【 The New York Times 】   Post Date: 4/29/2012
Obama Administration in Rush to Contain Chen Crisis
Author: Steven Lee Myers and Jane Perlez
Today the White House sent a top diplomat to Beijing for dialogue regarding escaped activist Chen Guangcheng.  Chinese leadership was to meet today to discuss their game plan for the imminent arrival of U.S. Secretary of State Hillary Clinton.

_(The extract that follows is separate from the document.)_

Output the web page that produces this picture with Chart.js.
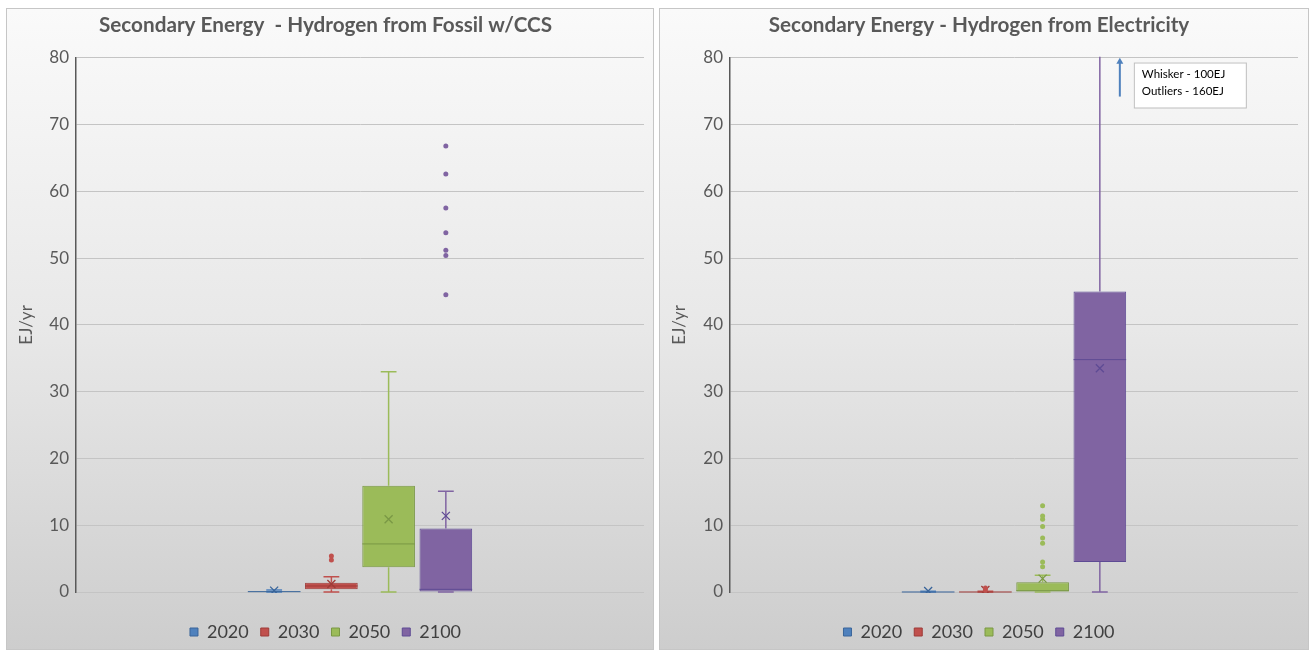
<!DOCTYPE html>
<html>
<head>
<meta charset="utf-8">
<script src="https://cdn.jsdelivr.net/npm/chart.js@4.4.0/dist/chart.umd.min.js"></script>
<style>
  body { margin: 0; background: #fff; width: 1309px; height: 652px; overflow: hidden; position: relative; }
  .panel { position: absolute; top: 8px; height: 642px; border: 1px solid #c6c6c6; box-sizing: border-box;
           background: linear-gradient(to bottom, #fafafa 0%, #e8e8e8 50%, #cdcdcd 100%); }
  #p1 { left: 6px; width: 648px; }
  #p2 { left: 659px; width: 650px; }
  .panel div { position: absolute; left: 0; top: 0; right: 0; bottom: -2px; }
</style>
</head>
<body>
<div class="panel" id="p1"><div><canvas id="fossil"></canvas></div></div>
<div class="panel" id="p2"><div><canvas id="elec"></canvas></div></div>
<script>
// series
const years = ['2020', '2030', '2050', '2100'];
const colors = ['#4F81BD', '#C0504D', '#9BBB59', '#8064A2'];
const darkColors = ['#3A659A', '#9E3B38', '#7A9845', '#5E4B94'];

// Hydrogen from Fossil w/CCS (EJ/yr)
const fossilMin = [0, 0, 0, 0];
const fossilQ1 = [0, 0.4, 3.7, 0];
const fossilMedian = [0.05, 0.9, 7.2, 0.4];
const fossilQ3 = [0.15, 1.4, 15.9, 9.5];
const fossilMax = [0.3, 2.3, 33.0, 15.1];
const fossilMean = [0.2, 1.2, 10.9, 11.4];
const fossilOutliers = [[], [4.8, 5.4], [], [44.5, 50.4, 51.2, 53.8, 57.5, 62.6, 66.8]];

// Hydrogen from Electricity (EJ/yr)
const elecMin = [0, 0, 0, 0];
const elecQ1 = [0, 0, 0, 4.5];
const elecMedian = [0, 0, 0.2, 34.8];
const elecQ3 = [0.1, 0.1, 1.45, 45];
const elecMax = [0.1, 0.1, 2.5, 100];
const elecMean = [0.15, 0.3, 2.0, 33.5];
const elecOutliers = [[], [0.3, 0.6], [3.8, 4.5, 7.3, 8.1, 9.8, 10.9, 11.4, 12.9], [160]];

const noteLines = ['Whisker - 100EJ', 'Outliers - 160EJ'];

const FONT = 'Lato, "Open Sans", sans-serif';

// whiskers, medians, means, outliers and the note, drawn from the bar elements + y scale
const boxPlotPlugin = {
    id: 'boxPlot',
    afterDatasetsDraw (chart, args, opts) {
        const ctx = chart.ctx;
        const y = chart.scales.y;
        const area = chart.chartArea;
        const s = opts.stats;
        ctx.save();
        ctx.beginPath();
        ctx.rect(area.left, area.top - 1, area.right - area.left, area.bottom - area.top + 2);
        ctx.clip();
        years.forEach((yr, i) => {
            const bar = chart.getDatasetMeta(i).data[0];
            const cx = bar.x;
            const half = bar.width / 2;
            const cap = bar.width * 0.15;
            ctx.strokeStyle = colors[i];
            ctx.lineWidth = 1.5;
            // whiskers
            ctx.beginPath();
            ctx.moveTo(cx, y.getPixelForValue(s.q3[i]));
            ctx.lineTo(cx, y.getPixelForValue(s.max[i]));
            ctx.moveTo(cx - cap, y.getPixelForValue(s.max[i]));
            ctx.lineTo(cx + cap, y.getPixelForValue(s.max[i]));
            ctx.moveTo(cx, y.getPixelForValue(s.q1[i]));
            ctx.lineTo(cx, y.getPixelForValue(s.min[i]));
            ctx.moveTo(cx - cap, y.getPixelForValue(s.min[i]));
            ctx.lineTo(cx + cap, y.getPixelForValue(s.min[i]));
            ctx.stroke();
            // median
            ctx.strokeStyle = darkColors[i];
            ctx.lineWidth = 1;
            ctx.beginPath();
            ctx.moveTo(cx - half, y.getPixelForValue(s.median[i]));
            ctx.lineTo(cx + half, y.getPixelForValue(s.median[i]));
            ctx.stroke();
            // mean
            const my = y.getPixelForValue(s.mean[i]);
            ctx.lineWidth = 1.3;
            ctx.beginPath();
            ctx.moveTo(cx - 4, my - 4); ctx.lineTo(cx + 4, my + 4);
            ctx.moveTo(cx - 4, my + 4); ctx.lineTo(cx + 4, my - 4);
            ctx.stroke();
            // outliers
            ctx.fillStyle = colors[i];
            s.outliers[i].forEach(v => {
                ctx.beginPath();
                ctx.arc(cx, y.getPixelForValue(v), 2.5, 0, Math.PI * 2);
                ctx.fill();
            });
        });
        ctx.restore();

        if (opts.note) {
            const bar = chart.getDatasetMeta(3).data[0];
            const ax = bar.x + 20;
            const yTop = y.getPixelForValue(80);
            const yBot = y.getPixelForValue(74.2);
            ctx.save();
            ctx.strokeStyle = '#4F81BD';
            ctx.fillStyle = '#4F81BD';
            ctx.lineWidth = 2;
            ctx.beginPath();
            ctx.moveTo(ax, yBot); ctx.lineTo(ax, yTop + 5);
            ctx.stroke();
            ctx.beginPath();
            ctx.moveTo(ax - 3.5, yTop + 6); ctx.lineTo(ax, yTop); ctx.lineTo(ax + 3.5, yTop + 6);
            ctx.closePath(); ctx.fill();
            const bx = bar.x + 34;
            const by = y.getPixelForValue(79.3);
            ctx.fillStyle = '#ffffff';
            ctx.strokeStyle = '#bfbfbf';
            ctx.lineWidth = 1;
            ctx.fillRect(bx, by, 112, 45);
            ctx.strokeRect(bx + 0.5, by + 0.5, 112, 45);
            ctx.fillStyle = '#000000';
            ctx.font = '11.5px ' + FONT;
            ctx.textBaseline = 'middle';
            opts.note.forEach((t, k) => ctx.fillText(t, bx + 8, by + 12 + k * 16.5));
            ctx.restore();
        }
    }
};

function makeChart (canvasId, title, st, note, padRight) {
    const datasets = years.map((yr, i) => ({
        label: yr,
        data: [[st.q1[i], st.q3[i]]],
        backgroundColor: colors[i],
        borderColor: darkColors[i],
        borderWidth: 1,
        borderSkipped: false,
        barPercentage: 0.92,
        categoryPercentage: 0.403
    }));
    return new Chart(document.getElementById(canvasId), {
        type: 'bar',
        data: { labels: [''], datasets: datasets },
        plugins: [boxPlotPlugin],
        options: {
            responsive: true,
            maintainAspectRatio: false,
            animation: false,
            layout: { padding: { left: 0, right: padRight, top: 0, bottom: 0 } },
            scales: {
                x: {
                    grid: { display: false },
                    border: { display: false },
                    ticks: { display: false },
                    afterFit: (scale) => { scale.height = 19; }
                },
                y: {
                    min: 0,
                    max: 80,
                    ticks: { stepSize: 10, color: '#595959', padding: 7, font: { family: FONT, size: 17 } },
                    grid: { color: '#c4c4c4', drawTicks: false },
                    border: { display: true, color: '#595959', width: 1.5 },
                    title: { display: true, text: 'EJ/yr', color: '#595959', padding: { top: 9, bottom: 0 },
                             font: { family: FONT, size: 17 } },
                    afterFit: (scale) => { scale.width = canvasId === 'fossil' ? 69 : 70; }
                }
            },
            plugins: {
                title: {
                    display: true,
                    text: title,
                    color: '#595959',
                    font: { family: FONT, size: 20.7, weight: 'bold' },
                    padding: { top: 4, bottom: 20 }
                },
                legend: {
                    position: 'bottom',
                    labels: { boxWidth: 8, boxHeight: 8, padding: 12, color: '#404040',
                              font: { family: FONT, size: 18 } }
                },
                tooltip: { enabled: false },
                boxPlot: { stats: st, note: note }
            }
        }
    });
}

makeChart('fossil', 'Secondary Energy  - Hydrogen from Fossil w/CCS', {
    min: fossilMin, q1: fossilQ1, median: fossilMedian, q3: fossilQ3,
    max: fossilMax, mean: fossilMean, outliers: fossilOutliers
}, null, 9);

makeChart('elec', 'Secondary Energy - Hydrogen from Electricity', {
    min: elecMin, q1: elecQ1, median: elecMedian, q3: elecQ3,
    max: elecMax, mean: elecMean, outliers: elecOutliers
}, noteLines, 10);
</script>
</body>
</html>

WASHINGTON — The Obama administration scrambled on Sunday to contain a growing diplomatic crisis between the United States and China, sending a senior diplomat to Beijing to discuss the fate of a blind dissident who fled house arrest last week.
 
Amid intense secrecy, including a nearly blanket refusal to comment, the administration sought to negotiate over the safety of the dissident, Chen Guangcheng, who is said to be in American hands in Beijing — though it remained unclear late Sunday whether he was in the embassy, in a diplomatic residence or somewhere else.
 
The senior diplomat, Kurt M. Campbell, an assistant secretary of state, arrived Sunday to meet with Chinese officials concerning Mr. Chen’s case, and to try to keep the matter from undermining the administration’s longstanding effort to improve economic and security relations with China, senior officials and diplomats in Washington and Beijing said.
 
A senior American official said that China’s leadership met Sunday to work out their response to Mr. Chen’s escape before scheduled meetings this week with Secretary of State Hillary Rodham Clinton and Treasury Secretary Timothy F. Geithner. Mrs. Clinton is scheduled to leave Washington for China on Monday night, assuming the trip proceeds.
 
“They’re trying to figure out what they’re going to tell Hillary Clinton,” the official said of the Chinese leaders, speaking on condition of anonymity because of the diplomatic sensitivity surrounding the case. “We’d like to know as much as we can before she leaves.”
 
The administration’s effort to contain the crisis — the State Department declined to confirm that Mr. Campbell was in China even though he was photographed in a Marriott hotel in Beijing — underscored the fraught political challenge facing President Obama, at home and abroad.
 
“This is the greatest test in bilateral relations in years, probably going back to ’89,” said Christopher K. Johnson, until recently a senior China analyst at the Central Intelligence Agency, referring to the year of the brutal crackdown on student protests in Tiananmen Square.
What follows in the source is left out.